現在では、国内外の有名ブランドショップや建築家による個性的な建物が立ち並び、
「東京のシャンゼリゼ通り」とも呼ばれるほどのショッピングストリートとなっています。
しかし、その出発点はあくまで、
「明治神宮に向かう参拝の道を整える」という発想
でした。
参道には人が集まり、
人が集まるところには、自然と店が生まれ、街が育っていきます。
表参道もその一例であり、
- 信仰のために作られた道が、
- 人々の生活と文化によって“街”へと育っていった
という、二つの顔をあわせ持つ場所なのです。
「参道」という視点で歩くと、表参道の景色が変わる
普段はショッピングストリートとして歩いている表参道も、
「ここは明治神宮へと続く参道なのだ」という視点を持つと、少し違って見えてきます。
- 欅並木は、神社へと続く道を整える“緑の回廊”
- 緩やかな坂を下り、原宿駅側に近づくほど、杜の気配が近づいてくる感覚
- 喧騒から深い緑へと切り替わる“境目”としての神宮橋
オシャレな街並みの奥には、
「神さまへ続く道」という由来と、
そこに込められた祈りと都市計画の歴史が静かに隠れています。
神社と街が地続きになっている、日本らしい都市構造
世界の多くの都市では、
宗教施設と商業地が、地区としてきれいに分かれていることも少なくありません。
しかし、東京の表参道~原宿~明治神宮エリアは、
- 最先端のファッションやカルチャー
- 若者文化やサブカルチャー
- 静かな杜に囲まれた神社
が、わずかな距離の中にぎゅっと詰まっています。
これは、
「信仰の場」と「生活の場」が自然に溶け合う、日本らしい都市のあり方
と見ることもできるでしょう。
表参道という地名には、
いまもなお、神社と街と人の暮らしが地続きであるという象徴的な意味が宿っているのです。

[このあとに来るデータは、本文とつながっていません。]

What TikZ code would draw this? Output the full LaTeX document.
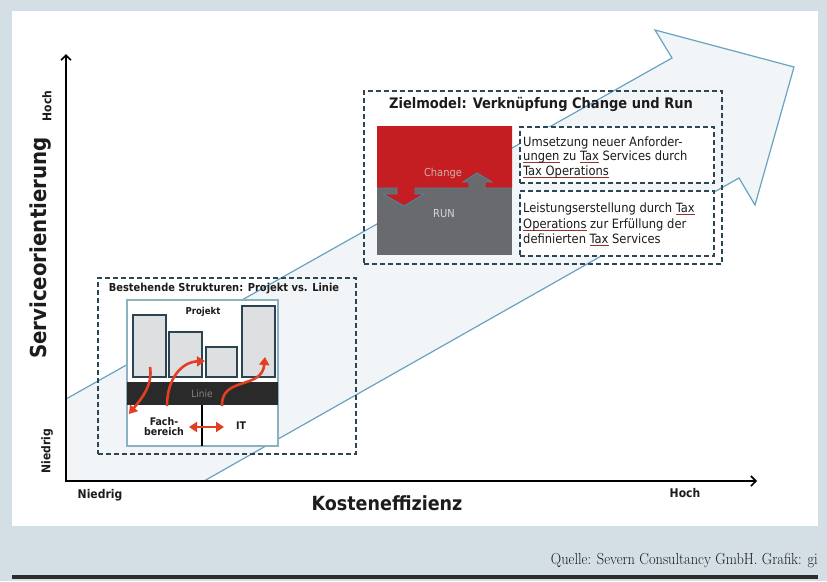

まとめ──表参道は、いまも明治神宮へ続く“参道”である
表参道は、単なるオシャレな街ではありません。
- もともとは明治神宮の正面参道として都市計画の中で整備された道であること
- 欅並木は“神社へと続く景観”として意図的に植えられたこと
- その後、人々の往来とともに店が集まり、街としての顔を持つようになったこと
- いまもなお、「信仰の道」と「都市のメインストリート」が重なり合った場所であること
こうした背景を知ると、
いつもの散歩道やショッピングルートが、
少しだけ違って見えてくるかもしれません。
もし表参道を歩く機会があれば、
ぜひそのまま足を延ばして、
“本来の目的地”である明治神宮まで歩いてみてください。
オシャレな街の先にある静かな杜が、
東京という都市のもう一つの顔を教えてくれるはずです。